Sometimes like last night I'll use manual gearing to affect power, along with slope emulation. 80% slope emulation works well for the Direto in Zwift, in as much as it can emulate up to 14% gradient and the max slope in Zwift outside the UCI Horrowgate course is ~18%, which means you will feel pretty much all slope changes... But for most climbs, setting slope emulation to 100% means your gearing and power output will match outdoors more closely, without factors like nasty headwinds etc.

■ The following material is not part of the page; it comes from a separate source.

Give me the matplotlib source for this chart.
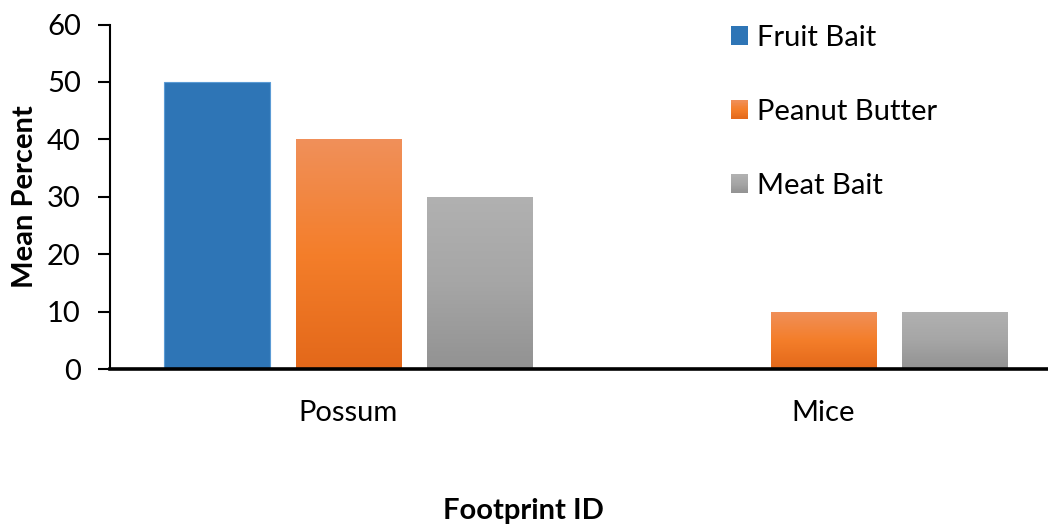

Great point. I used to ride at the default, which I think then was 50% emulation. I found back then I could easily overpower the on-wheel trainer, there wasn't many big gradients on Zwift then, so even the steepest (maybe 12%?) only 'felt' like 6%. Didn't even need to stand, just ramp up seated power. When racing though, I found myself easily dropped by other riders on ramps, when I knew I had the power, I just couldn't lay it down. I upped my slider to 100% and it was spot on, really tough but I was still able to overpower it slow power/resistance curve of the on-wheel trainer. Switching to Direct Drive I've actually dropped it down to about 75-80%. It's meaty enough that I get the feel of everything, I can't overpower the trainer like before, but equally I tried to ride AdZ with it and I think the KOM climb at 100% and it was too much, 14% felt like 20%+ outside. A standing low cadence grind. It's about right now to how I ride outside and how climbs/ramps feel to me outside and more accurately to the power output and cadence I see from outside rides at similar cadence/efforts. Horses for courses really, if I wanted to do more power training and using free riding hills/AdZ repeats for it I'd probably put it back up to 100%.